The new member is let in to the firehouse, introduced, and shown around the station and apparatus. The senior member, who also happens to be the lieutenant, takes note of what he perceives to be the somewhat smug and overconfident nature of this particular person and decides right then and there that no matter what this person does it won’t be good enough. He’s going to try and “knock him down a few pegs” before building him up into the firefighter that he and this firehouse demand.
After several weeks of not being able to get anything right in the eyes of the lieutenant (and senior firefighter), the probationary member decides to have a talk with the officer the next time they’re together in the firehouse. The new member practices the meeting over and over again in his head. It is the first and last thing he thinks about on waking in the morning and turning in at night. He’s rehearsed his lines and played out multiple scenarios in his head of all the plausible outcomes.

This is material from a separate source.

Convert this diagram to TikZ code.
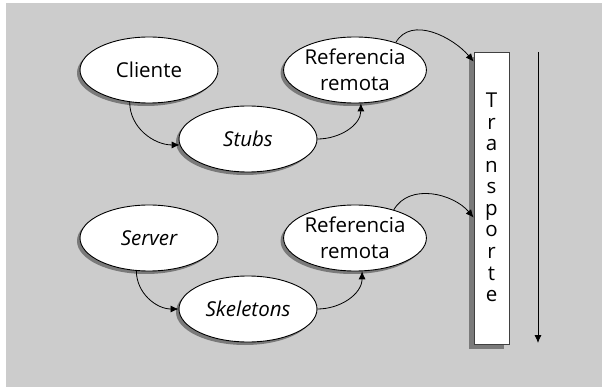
\documentclass[tikz,border=0pt]{standalone}
\usepackage{fontspec}
\setmainfont{Open Sans}
\usetikzlibrary{shapes.geometric,shadows,arrows.meta,calc}
\definecolor{panel}{HTML}{CCCCCC}
\definecolor{shade}{HTML}{7A7A7A}
\begin{document}
\begin{tikzpicture}[x=1pt,y=-1pt,
  every node/.style={font=\fontsize{20.5}{26}\selectfont},
  bubble/.style={ellipse, draw=black, line width=0.9pt, fill=white,
    minimum width=138pt, minimum height=66pt, inner sep=0pt, align=center,
    drop shadow={shadow xshift=-3pt, shadow yshift=-3pt, fill=shade, opacity=1}},
  link/.style={-{Latex[length=8pt,width=7pt]}, line width=0.8pt}
]
\useasboundingbox (0,0) rectangle (602,387);
\fill[white] (0,0) rectangle (602,387);
\fill[panel] (6,3) rectangle (602,387);

% client side
\node[bubble] (cli) at (149,70) {Cliente};
\node[bubble] (stubs) at (248,139) {\itshape Stubs};
\node[bubble] (ref1) at (355,70) {Referencia\\remota};
% server side
\node[bubble] (srv) at (149,238) {\itshape Server};
\node[bubble] (skel) at (248,309) {\itshape Skeletons};
\node[bubble] (ref2) at (355,238) {Referencia\\remota};

% transport column
\node[draw=black!75, line width=0.8pt, fill=white, minimum width=35pt,
  minimum height=292pt, inner sep=0pt,
  drop shadow={shadow xshift=-5pt, shadow yshift=-5pt, fill=shade, opacity=1}]
  (trans) at (491.5,198) {};
\foreach \ch [count=\i from 0] in {T,r,a,n,s,p,o,r,t,e}
  \node[anchor=base, inner sep=0pt] (letter\i) at (491.5,{108+21.5*\i}) {\ch};

% connectors
\draw[link] (cli.-121) to[out=-90,in=180] (stubs.185);
\draw[link] (stubs.east) to[out=0,in=-90] (ref1.-80);
\draw[link] (ref1.34) to[out=60,in=130] ($(trans.north west)+(0,10)$);
\draw[link] (srv.-111) to[out=-90,in=180] (skel.west);
\draw[link] (skel.east) to[out=0,in=-90] (ref2.-78);
\draw[link] (ref2.36) to[out=60,in=130] ($(trans.north west)+(0,166)$);

% direction of flow
\coordinate (flowtop) at (538,52);
\coordinate (flowend) at (538,343);
\draw[link] (flowtop) -- (flowend);
\end{tikzpicture}
\end{document}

Then, the fateful day arrives. After completing all chores that are expected, the nervous probationary member knocks on the open office door and asks the lieutenant if he can have a word. The officer invites him in, and the recruit closes the door (letting the officer know the seriousness of the conversation). The probie begins to ramble through his well-rehearsed lines. “Lieu, have I done or said something wrong to you? It seems that no matter what I do, you have issues with it, even when the task is being performed correctly.” Unexpectedly, the officer (barely able to keep a straight face from laughing) says: “You’re damn right you’ve done something wrong. In fact, you do everything wrong!”
Trying harder to contain his laughter and not give himself away, the lieutenant continues, “The world needs ditch diggers too; maybe you’re just not cut out to be a firefighter.” The astonished face of the heartbroken recruit, searching for words and trying to take in a breath, lets the officer know that he’s got ’em beat. Bursting out in a raucous belly laugh, the lieutenant can no longer contain himself-the jig is up; the recruit now knows that he’s been set up the entire time. The officer stands and shakes the probie’s hand and tells him that he’s been doing an exceptional job and all is well. “We just needed to challenge your cockiness a little so that you learn your place and get in line with the program.”

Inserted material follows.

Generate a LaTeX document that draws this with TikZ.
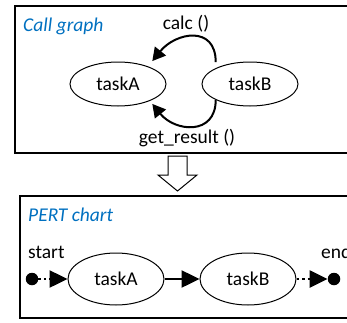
\documentclass[tikz,border=0pt]{standalone}
\usepackage{fontspec}
\setmainfont{Carlito}
\usepackage{xcolor}
\usetikzlibrary{arrows.meta,shapes.geometric}
\definecolor{titleblue}{HTML}{0070C0}

\begin{document}
\begin{tikzpicture}[x=1pt, y=1pt,
	every node/.style={font=\fontsize{19.5}{23}\selectfont},
	task/.style={draw, ellipse, line width=1pt, inner sep=0pt, minimum width=96pt},
	boxtitle/.style={anchor=base west, inner sep=0pt, text=titleblue, font=\fontsize{19.5}{23}\selectfont\itshape},
	call/.style={line width=2pt, -{Triangle[length=13pt, width=14pt]}},
	flow/.style={line width=2.5pt, -{Triangle[length=18pt, width=17pt]}},
	wait/.style={flow, dash pattern=on 2.5pt off 3pt},
	eventdot/.style={circle, fill=black, inner sep=0pt, minimum size=12.5pt}]
			\clip (0, 0) rectangle (347, 322);
			
			%Call graph
			\draw[line width=1.5pt] (15, 169) rectangle (360, 316);
			\node[boxtitle] at (23, 290) {Call graph};
			
			%Tasks
			\node[task, minimum height=44pt] (callA) at (118, 238) {taskA};
			\node[task, minimum height=44pt] (callB) at (250, 238) {taskB};
			
			%Calls
			\draw[call] ([yshift=6pt]callB.north west) to[out=90, in=51, looseness=1.5] ([yshift=7pt]callA.north east);
			\draw[call] (callB.south west) to[out=-90, in=-51, looseness=1.45] ([yshift=-4pt]callA.south east);
			\node[anchor=base] at (186, 292) {calc ()};
			\node[anchor=base] at (187, 179) {get\_result ()};
			
			%Block arrow
			\draw[line width=1pt, fill=white] (168, 166) -- (168, 147) -- (158, 147) -- (177.5, 131) -- (197, 147) -- (187, 147) -- (187, 166) -- cycle;
			
			%PERT chart
			\draw[line width=1.5pt] (20, 4) rectangle (360, 126);
			\node[boxtitle] at (28, 101) {PERT chart};
			
			%Events
			\node[eventdot] (begin) at (32, 43) {};
			\node[anchor=base west, inner sep=0pt] at (28, 64) {start};
			\node[eventdot] (finish) at (334, 43) {};
			\node[anchor=base west, inner sep=0pt] at (321, 64) {end};
			
			%Tasks
			\node[task, minimum height=52pt] (pertA) at (116, 43) {taskA};
			\node[task, minimum height=52pt] (pertB) at (248, 43) {taskB};
			
			%Lines
			\draw[wait] (begin) -- (pertA);
			\draw[flow] (pertA) -- (pertB);
			\draw[wait] (pertB) -- (finish);
\end{tikzpicture}
\end{document}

It’s Not Always Smooth Sailing
What if it didn’t go this way? What if the lieutenant (and senior member) really had a problem with the new member and their polar-opposite personalities were coming to a head? When having a disagreement with someone (whether they’re a coworker, a superior, or a subordinate), you need to stand clear of getting into an argument or getting into a contest of “marking” one’s territory.
Each player in the firehouse/workplace environment has a place and belonging. That place may change or shift from time to time and from person to person as expertise, seniority, or being in a certain place at a certain time may put all of us in different positions here and there. Sometimes you eat the bear, sometimes the bear eats you. Sometimes you’re the joker, and sometimes you’re the butt of the joke. Sometimes you’re the windshield, and sometimes you’re the bug (I think you get the idea). Being flexible and recognizing when it’s time to be a follower or time to step up and be a leader are imperative to form cohesive working relationships and form a tight knit group of coworkers-especially in the fire and emergency services world.

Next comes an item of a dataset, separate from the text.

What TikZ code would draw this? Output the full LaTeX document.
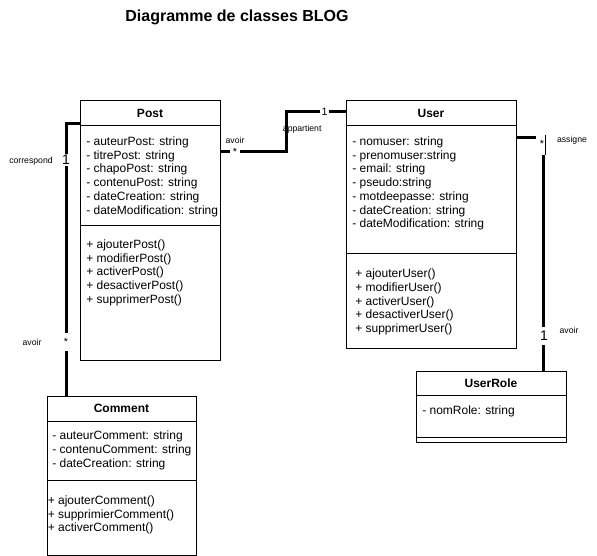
\documentclass[tikz,border=0pt]{standalone}
\usepackage{fontspec}
\setmainfont{Liberation Sans}
\tikzset{
  cls/.style={draw, line width=0.75pt, inner sep=0pt, anchor=north west},
  sepline/.style={line width=0.75pt},
  cname/.style={font=\bfseries\fontsize{9}{10.3}\selectfont, inner sep=0pt},
  members/.style={anchor=north west, inner sep=0pt, align=left, font=\fontsize{9}{10.3}\selectfont},
  assoc/.style={line width=2.25pt},
  rolelbl/.style={font=\fontsize{6.5}{7.5}\selectfont, inner sep=0.5pt},
  bigmult/.style={font=\fontsize{10.5}{12}\selectfont, fill=white, inner sep=1pt},
  smallmult/.style={font=\fontsize{8}{9}\selectfont, fill=white, inner sep=0.8pt},
}
\begin{document}
\begin{tikzpicture}[x=0.75pt,y=-0.75pt]
\useasboundingbox (0,0) rectangle (597,556);

% title
\node[font=\bfseries\fontsize{12}{14}\selectfont, inner sep=0pt] (title) at (237,17) {Diagramme de classes BLOG};

% ---------- Post ----------
\node[cls, minimum width=105pt, minimum height=195pt] (post) at (80,100) {};
\draw[sepline] ([yshift=-19.5pt]post.north west) -- ([yshift=-19.5pt]post.north east);
\draw[sepline] ([yshift=-94.5pt]post.north west) -- ([yshift=-94.5pt]post.north east);
\node[cname] (postname) at (150,113) {Post};
\node[members] (postattr) at (86,135.5) {\strut- auteurPost: string\\- titrePost: string\\- chapoPost: string\\- contenuPost: string\\- dateCreation: string\\- dateModification: string};
\node[members] (postmeth) at (86,238.5) {\strut+ ajouterPost()\\+ modifierPost()\\+ activerPost()\\+ desactiverPost()\\+ supprimerPost()};

% ---------- User ----------
\node[cls, minimum width=127.5pt, minimum height=186pt] (user) at (346,100) {};
\draw[sepline] ([yshift=-19.5pt]user.north west) -- ([yshift=-19.5pt]user.north east);
\draw[sepline] ([yshift=-115.5pt]user.north west) -- ([yshift=-115.5pt]user.north east);
\node[cname] (username) at (431,113) {User};
\node[members] (userattr) at (352,135.5) {\strut- nomuser: string\\- prenomuser:string\\- email: string\\- pseudo:string\\- motdeepasse: string\\- dateCreation: string\\- dateModification: string};
\node[members] (usermeth) at (355,267.8) {\strut+ ajouterUser()\\+ modifierUser()\\+ activerUser()\\+ desactiverUser()\\+ supprimerUser()};

% ---------- Comment ----------
\node[cls, minimum width=111.75pt, minimum height=119.25pt] (comment) at (47,396) {};
\draw[sepline] ([yshift=-18.75pt]comment.north west) -- ([yshift=-18.75pt]comment.north east);
\draw[sepline] ([yshift=-63pt]comment.north west) -- ([yshift=-63pt]comment.north east);
\node[cname] (commentname) at (121.5,408.5) {Comment};
\node[members] (commentattr) at (52,430) {\strut- auteurComment: string\\- contenuComment: string\\- dateCreation: string};
\node[members] (commentmeth) at (47.5,494.5) {\strut+ ajouterComment()\\+ supprimierComment()\\+ activerComment()};

% ---------- UserRole ----------
\node[cls, minimum width=112.5pt, minimum height=53.25pt] (role) at (416,371) {};
\draw[sepline] ([yshift=-18.75pt]role.north west) -- ([yshift=-18.75pt]role.north east);
\draw[sepline] ([yshift=-49.5pt]role.north west) -- ([yshift=-49.5pt]role.north east);
\node[cname] (rolename) at (491,383.5) {UserRole};
\node[members] (roleattr) at (422,405) {\strut- nomRole: string};

% ---------- role labels (under the connectors) ----------
\node[rolelbl] (lavoir1) at (235,140) {avoir};
\node[rolelbl, anchor=west] (lappart) at (282,129) {appartient};
\node[rolelbl] (lcorresp) at (31,161) {correspond};
\node[rolelbl] (lavoir2) at (32,342) {avoir};
\node[rolelbl] (lassigne) at (572,140) {assigne};
\node[rolelbl] (lavoir3) at (569,330) {avoir};

% ---------- connectors ----------
\draw[assoc] ([yshift=-39pt]post.north east) -- ++(65,0) |- ([yshift=-9pt]user.north west);
\draw[assoc] ([yshift=-18pt]post.north west) -| ([xshift=14.25pt]comment.north west);
\draw[assoc] ([yshift=-28.5pt]user.north east) -| ([xshift=95.25pt]role.north west);

% ---------- multiplicities ----------
\node[smallmult, minimum width=7.5pt] (m1) at (235,152) {*};
\node[smallmult] (m2) at (324.5,112) {1};
\node[bigmult] (m3) at (66,160) {1};
\node[smallmult, minimum height=14pt] (m4) at (66,342) {*};
\node[smallmult, minimum width=9pt, minimum height=16.5pt] (m5) at (542,144) {*};
\draw[line width=0.75pt] (m5.north east) ++(-3,2) -- ++(0,20);
\node[bigmult, minimum height=13pt] (m6) at (544,336) {1};
\end{tikzpicture}
\end{document}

Company officers must be careful while trying to set the tone for the shift/tour/company/station/firehouse. In the story above, the officer felt compelled to take matters into his own hands in setting the new member off on the right foot and “putting him in his place.” In a fire or emergency scenario, officers take over and dominate short conversations-as it should be. The officer might have missed the probationary member’s life story (even if he cared to listen to it) and possibly failed to recognize that this older and life-experienced “probie” has an established life and is not just some teenager who never had a job and is coming in green from the academy. Perhaps the new member’s perceived cockiness is merely maturity and confidence. The new member in this story appears to be doing the right thing and all that is expected of him; perhaps the officer’s perception was a little off.
Trimming the Fat
Did the officer’s perception and the subsequent “hard time” he doled out on the new member hurt the new member? Probably not. Did it leave a scar on the new member and ruin his future career? Hopefully not. Did the officer ever take the time to evaluate and size up the total package of the new probationary member? Probably not. Maybe after reading this article, the officer would try to learn about the new member (and each crew member) on a personal level and give them an opportunity to learn and grow within our family.